Le juge compétent statue par ordonnance gracieuse sur toute difficulté entravant le bénéfice de la pension alimentaire, dans un délai maximum de trois (3) jours, à compter de la date de sa saisine, notamment par le secrétaire général de la Cour, le créancier ou le débiteur de la pension alimentaire.
Actualisation des pièces par la personne exerçant le droit de Garde
La personne exerçant le droit de garde doit actualiser et mettre à jour les pièces du dossier déposées auprès du secrétariat général de la Cour chaque année.

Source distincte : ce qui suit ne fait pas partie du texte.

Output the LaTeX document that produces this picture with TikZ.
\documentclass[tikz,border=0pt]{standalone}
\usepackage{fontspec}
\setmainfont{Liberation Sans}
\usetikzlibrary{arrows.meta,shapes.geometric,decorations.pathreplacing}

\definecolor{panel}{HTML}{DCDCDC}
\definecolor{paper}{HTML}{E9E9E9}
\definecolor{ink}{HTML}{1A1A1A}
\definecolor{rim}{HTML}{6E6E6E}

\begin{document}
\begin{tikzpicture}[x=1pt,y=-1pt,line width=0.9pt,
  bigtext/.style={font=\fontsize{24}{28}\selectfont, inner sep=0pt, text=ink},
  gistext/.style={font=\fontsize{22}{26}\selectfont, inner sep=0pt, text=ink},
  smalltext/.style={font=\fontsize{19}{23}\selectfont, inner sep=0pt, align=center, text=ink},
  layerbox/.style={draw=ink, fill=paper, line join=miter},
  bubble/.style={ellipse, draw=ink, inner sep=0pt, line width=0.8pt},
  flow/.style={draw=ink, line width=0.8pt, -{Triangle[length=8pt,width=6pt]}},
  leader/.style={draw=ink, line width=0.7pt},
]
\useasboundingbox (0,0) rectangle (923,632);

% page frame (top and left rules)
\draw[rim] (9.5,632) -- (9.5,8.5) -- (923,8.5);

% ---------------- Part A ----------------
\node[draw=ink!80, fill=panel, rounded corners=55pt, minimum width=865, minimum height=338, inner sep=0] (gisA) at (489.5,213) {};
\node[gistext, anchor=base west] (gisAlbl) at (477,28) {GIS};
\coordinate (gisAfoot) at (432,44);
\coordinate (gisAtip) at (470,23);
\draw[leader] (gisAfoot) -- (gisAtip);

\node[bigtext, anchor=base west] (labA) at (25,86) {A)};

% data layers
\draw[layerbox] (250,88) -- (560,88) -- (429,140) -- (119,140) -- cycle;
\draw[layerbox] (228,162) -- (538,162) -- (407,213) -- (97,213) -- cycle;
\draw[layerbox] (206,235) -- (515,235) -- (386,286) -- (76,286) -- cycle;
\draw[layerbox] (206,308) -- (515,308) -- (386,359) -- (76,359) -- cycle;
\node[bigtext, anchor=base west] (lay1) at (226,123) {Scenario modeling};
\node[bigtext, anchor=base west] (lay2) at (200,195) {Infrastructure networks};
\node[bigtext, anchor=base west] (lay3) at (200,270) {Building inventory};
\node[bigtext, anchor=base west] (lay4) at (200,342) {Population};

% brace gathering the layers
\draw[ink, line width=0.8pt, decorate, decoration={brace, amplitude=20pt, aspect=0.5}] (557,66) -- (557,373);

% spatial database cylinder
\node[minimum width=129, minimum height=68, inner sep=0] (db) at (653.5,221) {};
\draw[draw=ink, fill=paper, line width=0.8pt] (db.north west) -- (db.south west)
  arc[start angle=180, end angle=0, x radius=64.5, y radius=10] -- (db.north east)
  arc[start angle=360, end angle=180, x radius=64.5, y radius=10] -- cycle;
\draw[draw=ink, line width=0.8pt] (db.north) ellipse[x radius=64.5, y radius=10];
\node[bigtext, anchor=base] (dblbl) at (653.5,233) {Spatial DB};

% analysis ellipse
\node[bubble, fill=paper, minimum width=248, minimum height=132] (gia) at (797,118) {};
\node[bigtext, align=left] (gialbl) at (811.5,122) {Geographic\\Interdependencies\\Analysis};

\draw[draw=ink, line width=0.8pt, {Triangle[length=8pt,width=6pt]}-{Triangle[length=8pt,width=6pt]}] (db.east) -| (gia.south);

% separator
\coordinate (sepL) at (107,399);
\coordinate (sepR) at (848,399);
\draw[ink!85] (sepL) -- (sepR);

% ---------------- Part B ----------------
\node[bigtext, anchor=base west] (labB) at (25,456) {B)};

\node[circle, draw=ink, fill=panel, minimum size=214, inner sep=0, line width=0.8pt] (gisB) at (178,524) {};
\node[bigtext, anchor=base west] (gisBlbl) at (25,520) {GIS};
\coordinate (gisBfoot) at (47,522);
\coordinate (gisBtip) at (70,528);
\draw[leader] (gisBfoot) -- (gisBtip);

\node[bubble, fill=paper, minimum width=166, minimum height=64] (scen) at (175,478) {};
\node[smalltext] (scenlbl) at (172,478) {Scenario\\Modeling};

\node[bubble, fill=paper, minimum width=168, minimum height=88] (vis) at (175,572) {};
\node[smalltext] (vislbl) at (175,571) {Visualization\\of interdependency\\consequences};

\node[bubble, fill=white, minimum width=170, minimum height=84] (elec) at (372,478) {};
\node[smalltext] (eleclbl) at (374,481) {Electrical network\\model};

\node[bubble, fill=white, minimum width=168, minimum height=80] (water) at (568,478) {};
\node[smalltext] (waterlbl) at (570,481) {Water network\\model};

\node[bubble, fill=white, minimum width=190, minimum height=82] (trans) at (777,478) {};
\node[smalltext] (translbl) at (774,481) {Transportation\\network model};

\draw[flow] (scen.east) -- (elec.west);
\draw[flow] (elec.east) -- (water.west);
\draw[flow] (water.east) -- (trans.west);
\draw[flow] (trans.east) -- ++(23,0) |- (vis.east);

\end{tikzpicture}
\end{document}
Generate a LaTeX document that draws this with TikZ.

En cas de défaut ou de changement de situation, le secrétaire général de la Cour saisit par écrit le juge compétent, qui ordonne une enquête sociale avant de statuer sur le devenir des redevances financières.
Création d'une base de données automatisée
Pour une gestion plus efficace, une base de données automatisée est créée auprès du ministère de la justice. Cette base de données contient des informations relatives à la pension alimentaire et est mise à la disposition des autorités judiciaires et des services compétents des ministères concernés. Elle facilite la vérification des documents requis et la coopération intersectorielle.
Gestion des redevances financières par l’état
Le trésorier de wilaya est chargé du paiement des redevances financières. Ce paiement s'effectue sur mandat de versement émis par le secrétaire général de la Cour, dans un délai maximal de dix jours à compter de sa réception.
Recouvrement des redevances
Le trésorier de wilaya est également responsable du recouvrement des redevances financières auprès des débiteurs de la pension alimentaire pour le compte du fonds de la pension alimentaire. Cela se fait conformément à la législation en vigueur et dans un délai ne dépassant pas trente jours à compter de leur versement initial. Le secrétaire général de la Cour collabore en mettant à disposition toutes les informations pertinentes pour faciliter ce recouvrement.